What is Falun Gong? Translated into English, it is literally “wisdom of the wheel of law” or “wisdom of the law of change.” Like all things foreign, this sounds like an enigma. But last fall, I had a chance to talk with two U of T students who are Falun Gong practitioners, Jia-Zhueng Fan and Jason Loftus. What they practice is similar to Tai Chi, except it’s not just exercise, but the cultivation of the heart and mind as well as the body, with an emphasis on the collective principle of Truthfulness-Compassion-Forbearance.

Contrary to what I had assumed, Loftus told me Falun Gong is not a religion. “There’s no religious structure, no worship. There’s no set of rules you have to follow, no rituals, no temples. And there’s no hierarchy.”

Quite simply, according to these modest and soft-spoken individuals, Falun Gong is just a way of “encouraging people to be good.”

Thinking that large groups have the power to persuade and mobilize the general public, I kept asking questions about any hidden political agenda. Fan and Loftus assured me there was none.

After all, the 1999 ten-thousand-strong quiet sit-in at the Chinese government headquarters was nothing more than what it was. It seems the only thing political about the subject is China’s outlawing and persecution of the practice. Practitioners caught in China are sent to labour camps, and many of those detained in the country are Canadians.

Falun Gong appears very slippery, because it cannot be readily categorized. Neither China nor Western countries could pin it down with an accurate name. It is still debatable whether it’s a religion, a cult, a sect, a movement or a phenomenon. Chinese authorities have formally “branded” it as an evil cult, but it would be incorrect to understand it as a cult in the Western sense of the term, since cults involve worship of one form or another; Falun Gong involves none. It could perhaps be called a faith group, but according to authorities such as the Immigration and Nationality Directorate of the UK, it doesn’t really fit in with other faith groups around the world.

Academic sources point out that although Falun Gong presents “a cosmology, moral system and practices that intend to fit human life into the overall cosmic process in a way that we normally call religious,” it emphatically denies being a religion. It also denies being a cult or a sect. In light of what we understand about each of those terms, these denials make sense.

Just what exactly is Falun Gong then, if it resists categorizing? But if something so deeply culturally rooted (Falun Gong is said to originate in ancient Chinese culture) can be easily worded in another language, like English (the roots of which are radically different from those of Chinese), one might question that as well.

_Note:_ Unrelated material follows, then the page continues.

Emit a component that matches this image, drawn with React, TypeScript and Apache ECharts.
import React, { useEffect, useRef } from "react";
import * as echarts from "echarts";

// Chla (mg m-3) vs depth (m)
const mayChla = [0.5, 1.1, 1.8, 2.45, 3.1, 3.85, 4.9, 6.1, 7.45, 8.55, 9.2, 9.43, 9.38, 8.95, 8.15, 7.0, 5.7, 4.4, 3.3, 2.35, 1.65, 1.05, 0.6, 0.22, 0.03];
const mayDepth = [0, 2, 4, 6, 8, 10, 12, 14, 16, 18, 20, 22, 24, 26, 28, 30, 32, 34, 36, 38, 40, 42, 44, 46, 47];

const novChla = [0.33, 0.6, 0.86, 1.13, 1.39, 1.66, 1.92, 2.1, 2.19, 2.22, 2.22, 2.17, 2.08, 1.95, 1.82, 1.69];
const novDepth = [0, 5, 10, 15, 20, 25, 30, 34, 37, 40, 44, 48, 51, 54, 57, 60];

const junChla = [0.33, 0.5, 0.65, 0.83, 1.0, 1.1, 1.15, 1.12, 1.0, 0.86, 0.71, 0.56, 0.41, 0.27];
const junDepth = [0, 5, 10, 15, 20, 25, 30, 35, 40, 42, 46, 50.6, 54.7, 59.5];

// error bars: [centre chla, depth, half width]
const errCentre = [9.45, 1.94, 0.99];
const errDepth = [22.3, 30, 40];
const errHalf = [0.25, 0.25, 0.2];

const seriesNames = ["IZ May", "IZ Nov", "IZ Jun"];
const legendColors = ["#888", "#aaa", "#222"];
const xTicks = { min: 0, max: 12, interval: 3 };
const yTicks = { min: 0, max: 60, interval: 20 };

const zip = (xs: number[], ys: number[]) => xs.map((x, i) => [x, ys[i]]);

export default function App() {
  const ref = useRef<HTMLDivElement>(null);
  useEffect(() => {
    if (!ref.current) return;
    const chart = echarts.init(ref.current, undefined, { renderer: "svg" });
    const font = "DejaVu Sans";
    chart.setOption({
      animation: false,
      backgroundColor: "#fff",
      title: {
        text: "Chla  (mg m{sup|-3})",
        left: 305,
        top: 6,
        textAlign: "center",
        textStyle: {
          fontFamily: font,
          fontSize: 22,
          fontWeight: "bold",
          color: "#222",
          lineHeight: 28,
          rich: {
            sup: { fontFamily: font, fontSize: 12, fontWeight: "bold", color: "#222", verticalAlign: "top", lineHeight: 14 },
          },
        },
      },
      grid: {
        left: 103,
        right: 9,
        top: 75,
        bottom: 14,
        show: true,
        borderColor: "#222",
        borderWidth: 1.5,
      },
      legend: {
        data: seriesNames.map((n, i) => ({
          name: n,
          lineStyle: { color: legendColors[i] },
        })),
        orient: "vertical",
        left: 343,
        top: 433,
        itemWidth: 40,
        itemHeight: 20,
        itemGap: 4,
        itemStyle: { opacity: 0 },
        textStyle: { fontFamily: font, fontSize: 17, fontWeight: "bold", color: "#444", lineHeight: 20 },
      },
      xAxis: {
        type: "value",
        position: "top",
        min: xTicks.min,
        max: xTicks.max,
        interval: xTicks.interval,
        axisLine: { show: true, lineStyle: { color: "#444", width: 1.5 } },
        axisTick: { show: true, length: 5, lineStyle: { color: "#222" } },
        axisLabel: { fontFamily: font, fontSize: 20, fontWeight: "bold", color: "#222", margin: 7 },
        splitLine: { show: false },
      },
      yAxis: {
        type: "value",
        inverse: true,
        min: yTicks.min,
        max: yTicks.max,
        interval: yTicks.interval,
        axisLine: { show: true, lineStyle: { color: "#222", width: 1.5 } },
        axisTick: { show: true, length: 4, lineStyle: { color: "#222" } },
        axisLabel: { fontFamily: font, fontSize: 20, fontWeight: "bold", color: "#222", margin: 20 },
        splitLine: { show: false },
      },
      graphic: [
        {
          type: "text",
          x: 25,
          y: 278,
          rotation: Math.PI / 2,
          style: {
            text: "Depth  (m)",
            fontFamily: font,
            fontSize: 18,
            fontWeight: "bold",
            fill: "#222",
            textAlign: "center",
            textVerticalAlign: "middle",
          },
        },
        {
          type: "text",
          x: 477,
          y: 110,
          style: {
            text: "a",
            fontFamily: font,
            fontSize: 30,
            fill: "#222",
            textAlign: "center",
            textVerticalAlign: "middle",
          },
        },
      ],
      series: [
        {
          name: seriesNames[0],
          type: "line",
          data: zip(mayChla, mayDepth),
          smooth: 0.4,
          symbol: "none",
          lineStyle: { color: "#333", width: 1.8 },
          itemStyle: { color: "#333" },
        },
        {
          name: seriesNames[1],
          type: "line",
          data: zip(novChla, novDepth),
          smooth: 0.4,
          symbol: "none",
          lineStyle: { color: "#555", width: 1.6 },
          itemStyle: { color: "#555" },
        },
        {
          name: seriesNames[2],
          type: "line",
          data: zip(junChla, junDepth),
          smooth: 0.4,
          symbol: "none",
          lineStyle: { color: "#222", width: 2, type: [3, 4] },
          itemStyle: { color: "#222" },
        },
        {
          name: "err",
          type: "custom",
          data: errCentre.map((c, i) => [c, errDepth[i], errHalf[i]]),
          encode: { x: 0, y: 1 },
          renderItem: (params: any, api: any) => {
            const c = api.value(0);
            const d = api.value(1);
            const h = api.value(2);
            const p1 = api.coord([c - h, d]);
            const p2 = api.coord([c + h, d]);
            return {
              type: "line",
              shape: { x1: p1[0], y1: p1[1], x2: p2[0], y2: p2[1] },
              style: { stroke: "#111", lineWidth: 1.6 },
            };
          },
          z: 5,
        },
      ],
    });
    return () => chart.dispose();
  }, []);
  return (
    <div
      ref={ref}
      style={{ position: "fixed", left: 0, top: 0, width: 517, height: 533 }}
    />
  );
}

So could the ambiguous “identity” of Falun Gong be the very culprit? Whenever there’s press coverage about the torture and persecution of practitioners in China, the issue often raised is that of religious freedom. But if Falun Gong is not a religion (and not a cult, nor a sect, nor…), why do newspapers keep hammering China for its attack on freedom of religion whenever Falun Gong makes headlines? Is it a good idea to begin looking at the issue from a different standpoint other than religious policy? And should China cease its persecution of something that is not a cult to begin with? Why is the Chinese government so paranoid about the spread of this practice? I say that we try to answer some of these questions before printing any more news stories on the subject.